Thank you for the explanation including the age change. I haven't heard from Schwab, will they tell me how much to take out?
Yes, they will tell you. It will also be shown on the "Take RMD" tab. Very simple.
 
Thank you for the explanation including the age change. I haven't heard from Schwab, will they tell me how much to take out?
I recommend that you go online at Schwab and read their tutorials on RMD. Most brokerages have lots of RMD information available to their customers.
 
You have to start taking RMDs the year you reach 73, but that first year you can postpone the withdrawal until April 15 the following year, however you have to take the second the same year so most people avoid doubling up taxable income that way.
What Audreyh says is correct, but be careful if you decide to defer your first years RMD's until the following year. Just be sure it doesn't "unknowingly" push you into the IRMAA tax trap.
 
I’m confused by your original post. 100% of your RMD is taxable - same as any withdrawals from an IRA. Doesn’t matter what you’re invested in. The only way to avoid paying taxes is to do a QCD.
 
Oops. I see where the confusion comes from. I have (by %) at Schwab:
Non-retirement brokerage: 48% (SCHB, PWZ, 10% 2 yr CD ladder @ 5+%)
2nd non-retirement brokerage for college: 2% (SCHB, PWZ)
IRA: 40% (SCHB + CD ladder ave 4.35%)
Roth: 10% (all SCHB)

But when like things are lumped together:
SCHB 82%
CDs 15%
PWZ 3%

Cash is in my bank so doesn't count
 
Only pre tax IRA has required minimum distribution, with the amount calculated per the IRS tables referenced and explanations of the previous replies. You can also take out more than RMD, just not less, without concern as long as RMD amount is covered.

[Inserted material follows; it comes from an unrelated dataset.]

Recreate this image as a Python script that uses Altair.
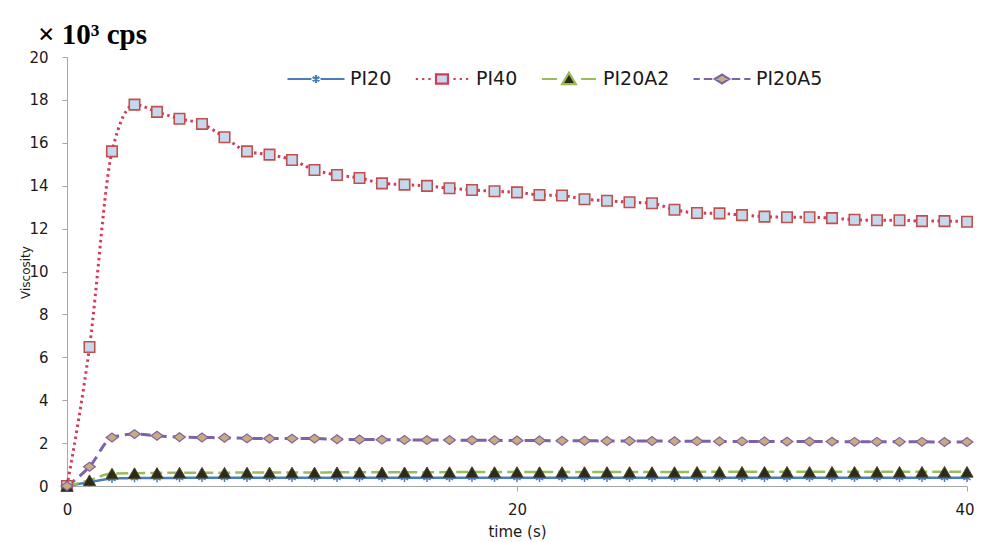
import altair as alt
import pandas as pd

# ---------------- data ----------------
time_s = list(range(41))
pi20 = [0, 0.18, 0.34, 0.37, 0.37, 0.38, 0.38, 0.38, 0.38, 0.38, 0.38,
        0.38, 0.38, 0.38, 0.38, 0.38, 0.38, 0.38, 0.38, 0.38, 0.38,
        0.38, 0.38, 0.38, 0.38, 0.38, 0.38, 0.38, 0.38, 0.38, 0.38,
        0.38, 0.38, 0.38, 0.38, 0.38, 0.38, 0.38, 0.38, 0.38, 0.38]
pi40 = [0, 6.48, 15.6, 17.78, 17.44, 17.12, 16.88, 16.26, 15.6, 15.45, 15.2,
        14.73, 14.5, 14.36, 14.11, 14.05, 13.99, 13.88, 13.8, 13.74, 13.69,
        13.57, 13.54, 13.37, 13.3, 13.23, 13.18, 12.88, 12.73, 12.71, 12.63,
        12.56, 12.53, 12.53, 12.49, 12.41, 12.39, 12.39, 12.35, 12.35, 12.32]
pi20a2 = [0, 0.27, 0.58, 0.6, 0.61, 0.62, 0.62, 0.62, 0.63, 0.63, 0.63,
          0.63, 0.64, 0.64, 0.64, 0.64, 0.64, 0.65, 0.65, 0.65, 0.65,
          0.65, 0.65, 0.65, 0.65, 0.65, 0.65, 0.65, 0.66, 0.66, 0.66,
          0.66, 0.66, 0.66, 0.66, 0.66, 0.66, 0.66, 0.66, 0.66, 0.66]
pi20a5 = [0, 0.9, 2.26, 2.42, 2.34, 2.28, 2.26, 2.25, 2.22, 2.21, 2.21,
          2.21, 2.18, 2.17, 2.16, 2.15, 2.14, 2.14, 2.13, 2.13, 2.12,
          2.12, 2.11, 2.11, 2.1, 2.1, 2.1, 2.09, 2.09, 2.08, 2.08,
          2.08, 2.07, 2.07, 2.07, 2.06, 2.06, 2.06, 2.06, 2.05, 2.05]

series_names = ["PI20", "PI40", "PI20A2", "PI20A5"]
series_values = [pi20, pi40, pi20a2, pi20a5]
x_ticks = [0, 20, 40]
y_ticks = [0, 2, 4, 6, 8, 10, 12, 14, 16, 18, 20]

rows = []
for name, vals in zip(series_names, series_values):
    for t, v in zip(time_s, vals):
        rows.append({"time": t, "value": v, "series": name})
df = pd.DataFrame(rows)

# ---------------- styles ----------------
ASTERISK = "M0,-1L0,1M-0.87,-0.5L0.87,0.5M-0.87,0.5L0.87,-0.5"
WIDE_DIAMOND = "M-1,0L0,-0.75L1,0L0,0.75Z"

styles = {
    "PI20": dict(line="#4a7ebb", dash=[1, 0], lw=2.5, shape=ASTERISK,
                 fill="none", stroke="#4a7ebb", size=70, sw=1.5, filled=False),
    "PI40": dict(line="#d43b5a", dash=[2.5, 3.5], lw=3, shape="square",
                 fill="#c6d9ec", stroke="#c0504d", size=110, sw=1.6, filled=True),
    "PI20A2": dict(line="#9bbb59", dash=[12, 5], lw=2.5, shape="triangle-up",
                   fill="#2e2a1a", stroke="#4a4a26", size=150, sw=1, filled=True),
    "PI20A5": dict(line="#7b63a8", dash=[10, 6], lw=3, shape=WIDE_DIAMOND,
                   fill="#c8ab7e", stroke="#8064a2", size=140, sw=1.2, filled=True),
}


def seg(a, b):
    return f"M{a},0L{b},0"


legend_paths = [
    seg(-1, -0.16) + seg(0.16, 1)
    + "M0,-0.14L0,0.14M-0.12,-0.07L0.12,0.07M-0.12,0.07L0.12,-0.07",
    seg(-0.92, -0.84) + seg(-0.7, -0.62) + seg(-0.48, -0.4)
    + seg(0.4, 0.48) + seg(0.62, 0.7) + seg(0.84, 0.92)
    + "M-0.21,-0.16L0.21,-0.16L0.21,0.16L-0.21,0.16Z",
    seg(-0.95, -0.42) + seg(0.42, 0.95) + "M-0.24,0.18L0,-0.22L0.24,0.18Z",
    seg(-1, -0.78) + seg(-0.64, -0.34) + seg(0.34, 0.64) + seg(0.78, 1)
    + "M-0.25,0L0,-0.16L0.25,0L0,0.16Z",
]
legend_fills = ["#4a7ebb", "#c6d9ec", "#2e2a1a", "#c8ab7e"]
legend_strokes = ["#4a7ebb", "#d43b5a", "#9bbb59", "#7b63a8"]

axis_gray = "#a6a6a6"

x_enc = alt.X(
    "time:Q",
    scale=alt.Scale(domain=[0, 40], nice=False),
    axis=alt.Axis(values=x_ticks, grid=False, domainColor=axis_gray,
                  tickColor=axis_gray, tickSize=5, labelFont="DejaVu Sans",
                  labelFontSize=15, labelColor="#1a1a1a", labelPadding=11,
                  labelFlush=False,
                  labelAlign=alt.ExprRef(expr="datum.value == 40 ? 'right' : 'center'"),
                  labelOffset=alt.ExprRef(expr="datum.value == 40 ? 7 : 0"),
                  title="time (s)", titleFont="DejaVu Sans", titleFontSize=15,
                  titleFontWeight="normal", titleColor="#1a1a1a", titleY=50,
                  titleBaseline="alphabetic"),
)
y_enc = alt.Y(
    "value:Q",
    scale=alt.Scale(domain=[0, 20], nice=False),
    axis=alt.Axis(values=y_ticks, grid=False, domainColor=axis_gray,
                  tickColor=axis_gray, tickSize=5, labelFont="DejaVu Sans",
                  labelFontSize=15, labelColor="#1a1a1a", labelPadding=14,
                  title="Viscosity", titleFont="DejaVu Sans", titleFontSize=12,
                  titleFontWeight="normal", titleColor="#1a1a1a", titleX=-42,
                  titleY=215, titleAngle=270, titleAlign="center",
                  titleBaseline="middle"),
)

base = alt.Chart(df).encode(x=x_enc, y=y_enc)

layers = []
for name in series_names:
    s = styles[name]
    sub = base.transform_filter(alt.datum.series == name)
    layers.append(sub.mark_line(color=s["line"], strokeDash=s["dash"],
                                strokeWidth=s["lw"], interpolate="monotone"))
for name in series_names:
    s = styles[name]
    sub = base.transform_filter(alt.datum.series == name)
    kw = dict(shape=s["shape"], stroke=s["stroke"], strokeWidth=s["sw"],
              size=s["size"], opacity=1, filled=s["filled"])
    if s["filled"]:
        kw["fill"] = s["fill"]
    layers.append(sub.mark_point(**kw))

legend_layer = base.transform_filter("false").mark_point(
    filled=True, opacity=1
).encode(
    shape=alt.Shape("series:N",
                    scale=alt.Scale(domain=series_names, range=legend_paths),
                    legend=alt.Legend(orient="none", legendX=219, legendY=-8,
                                      direction="horizontal", title=None,
                                      symbolSize=3249, symbolStrokeWidth=2.2,
                                      symbolOpacity=1, labelFont="DejaVu Sans",
                                      labelFontSize=19, labelColor="#1a1a1a",
                                      labelOffset=4, columnPadding=19,
                                      labelExpr="datum.label == 'PI20A2' ? datum.label + '  ' : datum.label")),
    fill=alt.Fill("series:N",
                  scale=alt.Scale(domain=series_names, range=legend_fills)),
    stroke=alt.Stroke("series:N",
                      scale=alt.Scale(domain=series_names, range=legend_strokes)),
)
layers.append(legend_layer)

chart = alt.layer(*layers).properties(
    width=900,
    height=429,
    autosize=alt.AutoSizeParams(type="none"),
    padding={"left": 59, "top": 49, "right": 7, "bottom": 54},
    background="white",
    title=alt.TitleParams("× 10³ cps", anchor="start", frame="group", dx=-29,
                          dy=38, offset=14, baseline="alphabetic",
                          font="Liberation Serif", fontSize=29,
                          fontWeight="bold", color="black"),
).configure_view(stroke=None)

chart.save("out.html", embed_options={"renderer": "svg", "actions": False})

Your after tax brokerage and Roth accounts do not have RMD. You can also withdraw from your pre tax IRA before age 73, don't have to wait until RMD is required. Also as stated any withdrawal from pre tax IRA is going to be 100% taxable to you.

It's great that your normal living expenses are covered by your pension and travel is covered by SS.
 
Just thought of something else to add. Even though you have to take the RMD, and pay taxes on it, you can just put that back into your after tax brokerage account if you do no need or want to spend it. The key point is just that Uncle Sam wants to force you to take some out, so he gets his taxes on it sooner than later. Once it is after tax money you can reinvest it into your brokerage account. Or use it for a larger one-time lumpy expense like a big house repair project or new car or :confused:
 
Don't be surprised if your RMD amount goes up significantly year to year. The denominator keeps decreasing based on the IRS tables discussed above. But also, your remaining funds in the tIRA may increase significantly (as they generally have over the past several years). That's what we call a "First World" problem.

One advantage of the recent pull-backs is that (if they continue) your RMDs might actually go DOWN. I call that a lose/win situation.
 
One way to reduce taxes on your RMD is to do Qualified Charitable Donations (QCD). It counts as RMD, but it is not taxable.
I use it extensively to donate to various organizations.